The total difficulty of a [edit: first] merged block is the sum of the weights of the two shards so far. In order to orphan this merged block, it’s not enough to overweigh the miners on one shard, but to over weigh the miners on both shards. The history contains more and more merged blocks, making the best block as heavy as all shards combined.

I just need to see the overall network hashpower, and I don’t see per-shard hash power relevant. The fork choice rule just chooses the best single block among all shards (the two parents of merged blocks can be confused, and the best block does not change). So the competition is across all shards at the same time.

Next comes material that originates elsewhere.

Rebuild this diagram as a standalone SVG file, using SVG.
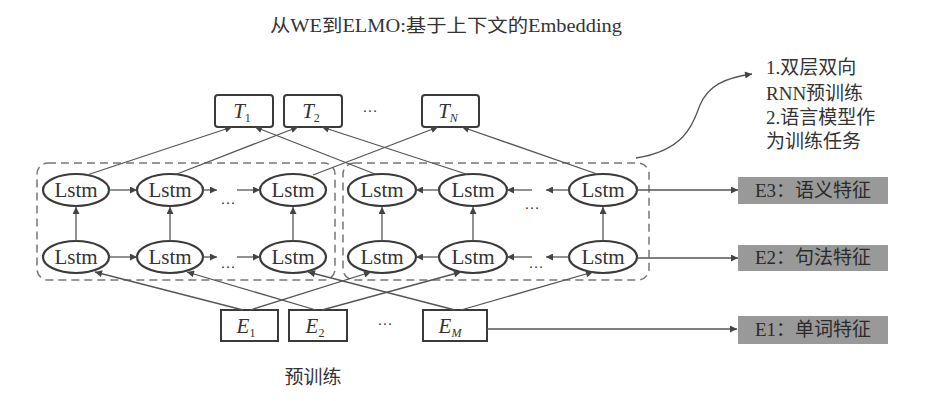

Ah I see. So merge blocks inherit the hashpower of both of the shard chains that they merge. One problem with this is is that if a miner wants to make a block, they would want to verify not just that specific shard, but also the other shard of the most recent merge block that is in that shard, and then any shards merged to that shard, and so forth; the entire DAG becomes a dependency. Are you proposing that miners only light-verify past a particular confirmation depth threshold? If so, that is feasible, though I would still really worry about targeted 51% attacks on subtrees. There’s an unavoidable tradeoff here: if a miner fully verifies portion p of shards, then the scalability factor is limited to 1/p, and an attacker could attack with portion p of hashpower. So basically it’s the same bottleneck as merged mining.

I see. Let’s say there are 100 shards. Each miner only verifies 2 shards, and light-verifies blockheaders of the rest 98 shards. If there are 500.0 miners, one shard has around 10.0 miners. So it’s enough to defeat these 10.0 miners to censor this shard.

In the end you’re right. It’s easy to censor one or two shards, so users should be able to submit their transactions to whichever shard they want to. Then the world state transition is not sequential anymore, so the scheme cannot be called “easy sharding” anymore.

Perhaps, we can send users around to random shards, instead of choosing several collators randomly from a collator pool.